HA!HA!!! Wecome to my world!!!

This I how It's done!!! Hire 5 or 6 or however many you need ..
Pay them nothing..I mean NOTHING!! Whatever that nothing number you have in your head ...Cut It In half..:yes:

Then go around and lowball all the other hard working D/C that won't stoop to your level..If that works for you .. Sit back..Chill...Let them do all the work while you collect 
all the proffit..BUT don't buy that new truck just yet!!
You will need to buy lots of drop cloths..Cause once that H/O hands that punch list over to the G/C he will then hand It over to you..Then pray you don't get charged for the repaint..[Yeah right]

You will need a port-o-john on site ...If not ...It may cost you a couple of shower tubs...or replacement of insulation in the attics ...Not much to hurt in the crawl space ...Just smells bad for a short while...

OH!..... Safty regulations ..... Get ready for the fines! 
You guys think i'm crazy...You aint seen chit!!!!

Have fun Canada!!:thumbsup:


----------



## JustMe (Apr 17, 2009)

Thanks, moore. You're a peach. :laughing:

I believe they're supposed to be paying them the going rate, if they're coming in through legal channels.
But who knows what behind the scenes deals there might be, if any.


----------



## gazman (Apr 29, 2011)

We dont have Mexicans over here. But we do have others low balling. A new builder has come to town from interstate. The dwc that does there work is from Melbourne ( 200 Miles away ) He pics up his gang of Asians in a mini bus drives up here drops them off on site and picks them up when the job is done. Rock and three coat in a day.:furious:


----------



## Kiwiman (Jun 14, 2008)

gazman said:


> We dont have Mexicans over here. But we do have others low balling. A new builder has come to town from interstate.
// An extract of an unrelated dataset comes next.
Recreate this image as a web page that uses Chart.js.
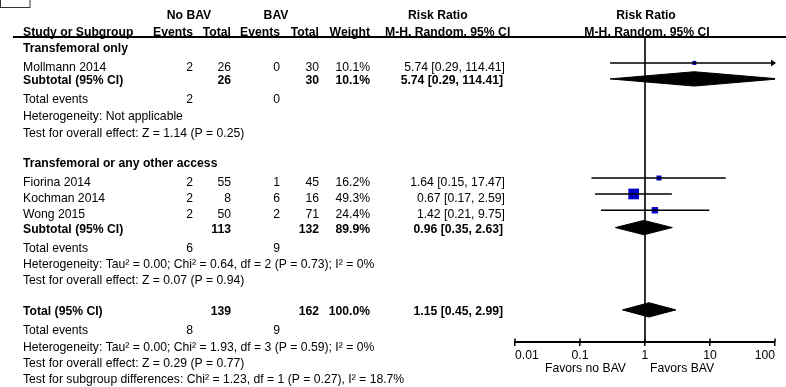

The dwc that does there work is from Melbourne ( 200 Miles away ) He pics up his gang of Asians in a mini bus drives up here drops them off on site and picks them up when the job is done. Rock and three coat in a day.:furious:


Look on the bright side, you'll probably get to repair their work once they're gone, name your price because I don't think they'll be travelling 200 miles to come back and do it for nothing., the tightarse's that get the lowballers in get what they deserve in the end :yes:


----------



## moore (Dec 2, 2010)

Rock and three coat in a day....Yep they do that here too.. 
Theres no way that chits right!


----------



## gam026 (Aug 14, 2011)

In the last 4 months i have had a dozen calls (not email) from peaple asking me if i would like to hire uropeans (russians). They would pay all the costs to get them here but i would put up room and board until they get settled. :blink: Apparently is becoming a prolem in canada now. 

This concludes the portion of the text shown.